Hi @alex-slynko Thanks for the quick update, just to see how the cluster reacts when we remove a master node. So, if we lose the master node due to some issue, it means it restart the whole cluster to bring a new master node in place of the existing master node? Why do we need to restart the whole cluster when we adding a master node to the cluster?

lgunta2018 commented 5 years ago

Hey @alex-slynko , Thank you for the response, however we would like our apps deployed in the workers not to be restarted while handling a master node scale down/up/. Our expectation was borne out of the fact that though this is a control plane update, it shouldn't need to restart other parts of the control plane like the workers. Would it be possible to externalize the etcd from the master nodes (create etcd cluster with LB) and would that solve this issue of a rolling restart across the cluster? All our workloads are not cloud native apps and high have stateful sessions which we would like to keep from restarting unless necessary to reduce downtime on those apps.

youreddy commented 5 years ago

@lgunta2018,

if we lose the master node due to some issue, it means it restart the whole cluster to bring a new master node in place of the existing master node?

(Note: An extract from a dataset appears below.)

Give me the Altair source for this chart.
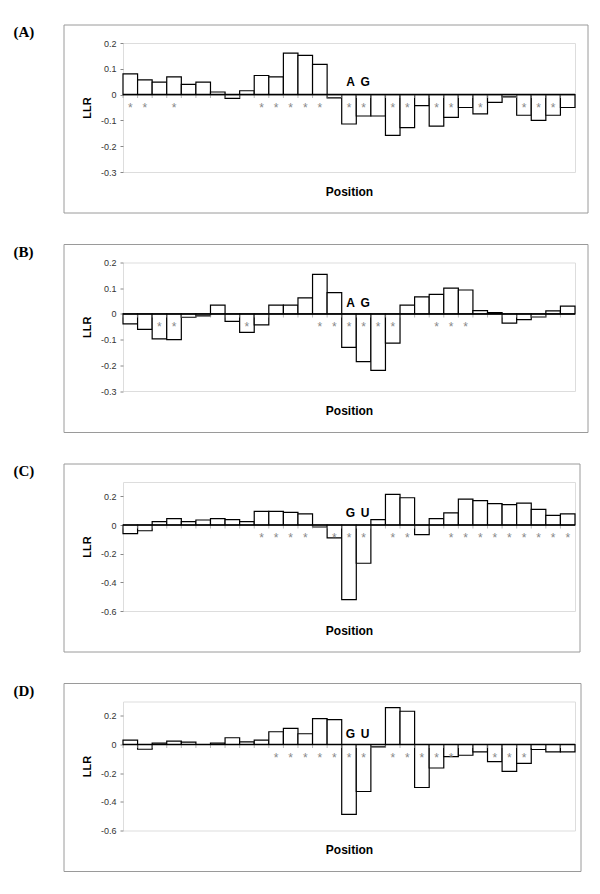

It depends, if bosh resurrector has noticed one of your master vms has gone missing then it will recreate it without touching the workers. Also, say your manifest states master instances: 3 but one of the masters is failing, in this case bosh hasn't seen a change to the instances count and it won't re-template the jobs and touch the workers

Why do we need to restart the whole cluster when we adding a master node to the cluster?

Basically what Oleksandr said above. flanneld is running on every vm in the cluster. The flannel job consumes etcd bosh links and iterates through the list of etcd instances. So every time the number of etcds change (aka the number of masters since they're colocated), the flannel job will get re-templated on every vm and bosh will update the instances.

Would it be possible to externalize the etcd from the master nodes (create etcd cluster with LB) and would that solve this issue of a rolling restart across the cluster?

Externalizing etcd would be a larger architectural change and may not necessarily solve the problem. We might be able to solve this in simpler way by not iterating through the list of etcd links and configuring flanneld to use the etcd bosh dns entry. We discussed this approach this morning but we need to spike it out because there's probably more than just those etcd links alone. There's a spike in our public tracker if you want to follow progress.

alex-slynko commented 5 years ago

Hi @lgunta2018

  1. If you want to test how the cluster react to removing master node, you need to use delete-vm or stop command. I wrote a tiny blog post where I tried to explain the difference.
  2. We created a spike to investigate it more, but I can't guarantee we will work on it or fix it soon. It might require big redesign for CFCR or some architectural Bosh changes. We might prioritize it if we see a business value in improving it.

There are two workarounds for this I can think of, but we haven't tried them

Feel free to ask more questions in Slack channel or here.

lgunta2018 commented 5 years ago

Thanks, @youreddy && @alex-slynko for looking into this issue. I will try to use your workarounds to solve this problem for now. But its very useful feature in my case. I hope we will see some traction in this regard. I will let you know if the workarounds do not work for me.